■ Objective
Count every line where "chart" occurs. Give the total alone.

■ Data provided
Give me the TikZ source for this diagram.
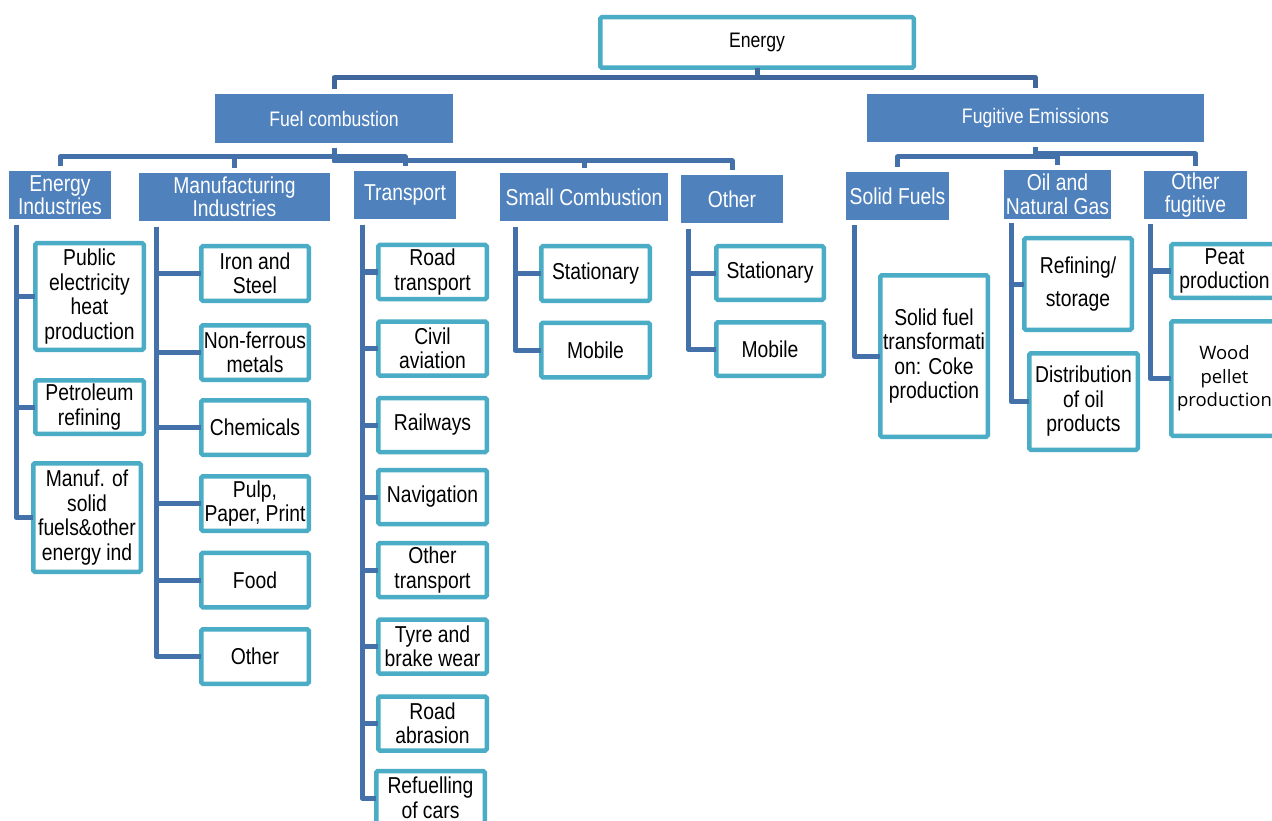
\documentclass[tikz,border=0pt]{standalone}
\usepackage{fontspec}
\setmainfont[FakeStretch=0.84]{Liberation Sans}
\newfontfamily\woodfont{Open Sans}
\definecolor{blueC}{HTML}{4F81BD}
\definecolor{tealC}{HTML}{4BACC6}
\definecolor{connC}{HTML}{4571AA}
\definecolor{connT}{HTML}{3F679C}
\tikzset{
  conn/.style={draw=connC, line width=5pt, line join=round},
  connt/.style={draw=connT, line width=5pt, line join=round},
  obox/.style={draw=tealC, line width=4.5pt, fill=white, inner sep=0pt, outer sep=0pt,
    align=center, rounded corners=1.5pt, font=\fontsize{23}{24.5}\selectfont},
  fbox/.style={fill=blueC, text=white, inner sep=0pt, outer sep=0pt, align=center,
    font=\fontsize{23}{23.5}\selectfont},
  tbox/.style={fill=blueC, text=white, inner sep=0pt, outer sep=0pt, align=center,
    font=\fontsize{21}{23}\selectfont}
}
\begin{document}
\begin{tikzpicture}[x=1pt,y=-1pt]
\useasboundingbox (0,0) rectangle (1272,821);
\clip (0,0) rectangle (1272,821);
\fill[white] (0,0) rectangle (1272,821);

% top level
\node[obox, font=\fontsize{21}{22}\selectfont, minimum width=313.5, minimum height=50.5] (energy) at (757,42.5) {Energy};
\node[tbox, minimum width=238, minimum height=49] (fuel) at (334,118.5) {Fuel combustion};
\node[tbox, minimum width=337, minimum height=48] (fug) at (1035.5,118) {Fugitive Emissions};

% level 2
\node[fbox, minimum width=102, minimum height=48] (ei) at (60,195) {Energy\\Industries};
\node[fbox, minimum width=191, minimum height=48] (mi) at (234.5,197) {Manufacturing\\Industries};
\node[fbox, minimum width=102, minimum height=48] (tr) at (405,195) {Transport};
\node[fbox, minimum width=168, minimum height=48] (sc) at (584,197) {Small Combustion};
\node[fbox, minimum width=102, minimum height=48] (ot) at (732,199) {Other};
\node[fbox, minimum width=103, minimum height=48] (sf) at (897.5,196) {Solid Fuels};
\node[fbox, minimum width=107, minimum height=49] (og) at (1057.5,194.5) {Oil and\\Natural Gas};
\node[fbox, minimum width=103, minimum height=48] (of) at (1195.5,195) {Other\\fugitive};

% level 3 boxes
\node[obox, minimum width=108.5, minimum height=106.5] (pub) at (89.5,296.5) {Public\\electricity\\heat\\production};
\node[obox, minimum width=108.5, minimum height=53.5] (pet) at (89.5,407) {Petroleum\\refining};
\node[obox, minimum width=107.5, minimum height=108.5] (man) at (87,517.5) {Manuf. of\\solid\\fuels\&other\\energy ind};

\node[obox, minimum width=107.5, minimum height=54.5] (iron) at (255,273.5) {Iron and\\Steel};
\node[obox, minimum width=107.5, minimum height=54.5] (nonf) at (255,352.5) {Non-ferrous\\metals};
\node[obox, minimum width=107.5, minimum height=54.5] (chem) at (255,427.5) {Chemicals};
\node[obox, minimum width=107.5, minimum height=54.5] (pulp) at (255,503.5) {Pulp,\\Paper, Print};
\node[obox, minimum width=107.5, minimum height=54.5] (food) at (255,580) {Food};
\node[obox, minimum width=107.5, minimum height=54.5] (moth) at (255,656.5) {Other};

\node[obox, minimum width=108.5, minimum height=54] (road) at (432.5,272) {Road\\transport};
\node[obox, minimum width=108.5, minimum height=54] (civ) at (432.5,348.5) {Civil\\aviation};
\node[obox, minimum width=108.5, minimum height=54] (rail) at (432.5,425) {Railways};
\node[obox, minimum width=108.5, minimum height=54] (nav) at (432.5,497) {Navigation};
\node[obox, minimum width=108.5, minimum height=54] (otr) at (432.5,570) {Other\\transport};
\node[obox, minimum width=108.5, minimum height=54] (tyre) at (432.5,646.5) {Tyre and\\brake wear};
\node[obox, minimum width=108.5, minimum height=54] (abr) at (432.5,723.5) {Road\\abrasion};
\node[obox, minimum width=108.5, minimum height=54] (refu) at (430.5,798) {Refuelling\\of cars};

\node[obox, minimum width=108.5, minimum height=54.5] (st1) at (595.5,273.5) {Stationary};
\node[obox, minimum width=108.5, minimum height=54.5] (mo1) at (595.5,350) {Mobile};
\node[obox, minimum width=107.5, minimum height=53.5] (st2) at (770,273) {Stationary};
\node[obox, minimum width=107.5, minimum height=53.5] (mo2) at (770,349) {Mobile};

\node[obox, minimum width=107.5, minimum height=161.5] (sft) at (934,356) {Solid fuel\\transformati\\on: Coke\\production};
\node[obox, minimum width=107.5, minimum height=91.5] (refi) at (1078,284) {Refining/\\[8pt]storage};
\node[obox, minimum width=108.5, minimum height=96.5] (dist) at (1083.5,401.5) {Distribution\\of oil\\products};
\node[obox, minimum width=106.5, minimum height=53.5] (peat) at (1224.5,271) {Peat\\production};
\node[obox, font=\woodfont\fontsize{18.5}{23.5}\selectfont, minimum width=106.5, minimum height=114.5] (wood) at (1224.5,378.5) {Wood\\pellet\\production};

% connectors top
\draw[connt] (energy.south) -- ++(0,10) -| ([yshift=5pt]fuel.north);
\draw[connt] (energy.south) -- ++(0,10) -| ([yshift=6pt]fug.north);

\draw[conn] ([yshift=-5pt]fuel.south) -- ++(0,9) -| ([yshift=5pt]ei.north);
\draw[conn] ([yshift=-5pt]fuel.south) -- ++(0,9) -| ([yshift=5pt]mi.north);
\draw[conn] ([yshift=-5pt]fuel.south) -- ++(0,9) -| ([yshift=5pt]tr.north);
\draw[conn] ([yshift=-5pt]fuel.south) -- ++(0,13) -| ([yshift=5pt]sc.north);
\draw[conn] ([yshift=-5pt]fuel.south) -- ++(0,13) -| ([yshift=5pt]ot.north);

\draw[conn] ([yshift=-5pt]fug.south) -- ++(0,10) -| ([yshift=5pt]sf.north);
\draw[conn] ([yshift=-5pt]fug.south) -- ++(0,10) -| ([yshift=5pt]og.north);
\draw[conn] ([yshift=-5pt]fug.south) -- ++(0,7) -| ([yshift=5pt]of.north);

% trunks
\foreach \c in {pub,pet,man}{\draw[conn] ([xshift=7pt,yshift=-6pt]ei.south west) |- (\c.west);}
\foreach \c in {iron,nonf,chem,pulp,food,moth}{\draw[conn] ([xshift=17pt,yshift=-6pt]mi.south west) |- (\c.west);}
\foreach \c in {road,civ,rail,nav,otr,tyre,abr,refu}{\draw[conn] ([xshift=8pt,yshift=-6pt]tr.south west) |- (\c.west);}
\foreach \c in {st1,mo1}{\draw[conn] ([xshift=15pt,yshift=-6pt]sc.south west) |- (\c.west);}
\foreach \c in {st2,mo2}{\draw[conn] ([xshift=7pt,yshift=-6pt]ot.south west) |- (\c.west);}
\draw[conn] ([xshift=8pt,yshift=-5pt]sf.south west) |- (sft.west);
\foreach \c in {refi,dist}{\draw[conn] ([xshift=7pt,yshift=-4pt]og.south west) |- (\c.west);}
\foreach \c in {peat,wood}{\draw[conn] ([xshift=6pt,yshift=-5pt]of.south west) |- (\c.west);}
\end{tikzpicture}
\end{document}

--

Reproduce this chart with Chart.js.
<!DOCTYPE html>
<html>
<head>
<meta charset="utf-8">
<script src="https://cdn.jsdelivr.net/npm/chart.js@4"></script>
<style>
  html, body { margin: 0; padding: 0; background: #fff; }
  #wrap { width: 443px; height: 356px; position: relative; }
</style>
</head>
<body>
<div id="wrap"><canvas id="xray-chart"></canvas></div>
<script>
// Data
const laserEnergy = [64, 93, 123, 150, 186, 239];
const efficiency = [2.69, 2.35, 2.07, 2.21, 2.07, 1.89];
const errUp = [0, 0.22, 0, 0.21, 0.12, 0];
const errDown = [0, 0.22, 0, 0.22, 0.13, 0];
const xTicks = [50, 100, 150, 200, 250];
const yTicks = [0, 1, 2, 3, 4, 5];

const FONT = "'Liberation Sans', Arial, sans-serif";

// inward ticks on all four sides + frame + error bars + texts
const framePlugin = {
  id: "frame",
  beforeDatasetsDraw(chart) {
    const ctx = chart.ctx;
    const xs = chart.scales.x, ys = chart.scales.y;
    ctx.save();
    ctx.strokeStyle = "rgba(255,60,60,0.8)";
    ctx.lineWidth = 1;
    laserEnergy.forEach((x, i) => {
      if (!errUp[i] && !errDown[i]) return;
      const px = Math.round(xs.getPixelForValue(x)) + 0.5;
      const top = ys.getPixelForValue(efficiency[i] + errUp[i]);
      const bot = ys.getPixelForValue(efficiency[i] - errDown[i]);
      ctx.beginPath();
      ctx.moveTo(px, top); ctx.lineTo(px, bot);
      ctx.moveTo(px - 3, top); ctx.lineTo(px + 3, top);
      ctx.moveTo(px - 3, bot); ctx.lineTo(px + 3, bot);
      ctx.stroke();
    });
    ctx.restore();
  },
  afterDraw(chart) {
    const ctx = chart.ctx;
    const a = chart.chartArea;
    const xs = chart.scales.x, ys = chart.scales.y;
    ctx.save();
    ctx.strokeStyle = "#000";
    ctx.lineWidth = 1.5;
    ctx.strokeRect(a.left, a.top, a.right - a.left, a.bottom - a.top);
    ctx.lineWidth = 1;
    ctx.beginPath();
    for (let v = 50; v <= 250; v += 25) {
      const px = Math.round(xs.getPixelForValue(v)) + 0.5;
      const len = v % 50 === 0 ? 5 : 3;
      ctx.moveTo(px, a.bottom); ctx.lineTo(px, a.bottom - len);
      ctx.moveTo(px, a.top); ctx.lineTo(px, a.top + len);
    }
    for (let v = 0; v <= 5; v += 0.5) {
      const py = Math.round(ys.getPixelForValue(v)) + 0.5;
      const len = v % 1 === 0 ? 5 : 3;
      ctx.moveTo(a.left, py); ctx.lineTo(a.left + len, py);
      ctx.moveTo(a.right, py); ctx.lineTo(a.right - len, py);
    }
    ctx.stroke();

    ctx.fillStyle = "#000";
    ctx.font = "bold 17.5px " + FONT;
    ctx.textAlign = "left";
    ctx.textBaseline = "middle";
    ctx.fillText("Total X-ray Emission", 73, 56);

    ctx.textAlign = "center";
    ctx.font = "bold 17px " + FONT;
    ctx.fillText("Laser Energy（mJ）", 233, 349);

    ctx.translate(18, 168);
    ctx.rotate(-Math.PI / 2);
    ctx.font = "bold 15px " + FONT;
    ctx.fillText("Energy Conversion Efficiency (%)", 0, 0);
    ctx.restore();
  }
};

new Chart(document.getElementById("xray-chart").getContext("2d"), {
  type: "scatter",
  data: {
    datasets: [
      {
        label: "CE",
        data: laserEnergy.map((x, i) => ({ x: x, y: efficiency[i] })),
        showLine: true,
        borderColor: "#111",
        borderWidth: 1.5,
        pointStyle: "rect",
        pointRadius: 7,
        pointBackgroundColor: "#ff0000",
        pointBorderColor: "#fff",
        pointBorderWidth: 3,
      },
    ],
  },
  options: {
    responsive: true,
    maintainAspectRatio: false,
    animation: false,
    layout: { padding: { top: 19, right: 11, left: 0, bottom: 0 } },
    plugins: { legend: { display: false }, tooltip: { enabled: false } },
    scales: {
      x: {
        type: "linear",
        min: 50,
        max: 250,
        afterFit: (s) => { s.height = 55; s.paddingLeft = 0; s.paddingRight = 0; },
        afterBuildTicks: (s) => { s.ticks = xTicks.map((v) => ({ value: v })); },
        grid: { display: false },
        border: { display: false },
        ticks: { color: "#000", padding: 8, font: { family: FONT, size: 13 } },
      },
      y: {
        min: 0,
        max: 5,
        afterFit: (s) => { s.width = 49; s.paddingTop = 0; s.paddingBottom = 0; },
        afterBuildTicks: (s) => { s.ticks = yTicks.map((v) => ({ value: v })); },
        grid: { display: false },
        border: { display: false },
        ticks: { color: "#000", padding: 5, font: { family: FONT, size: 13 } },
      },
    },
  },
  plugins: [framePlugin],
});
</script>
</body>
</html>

■ Task response
11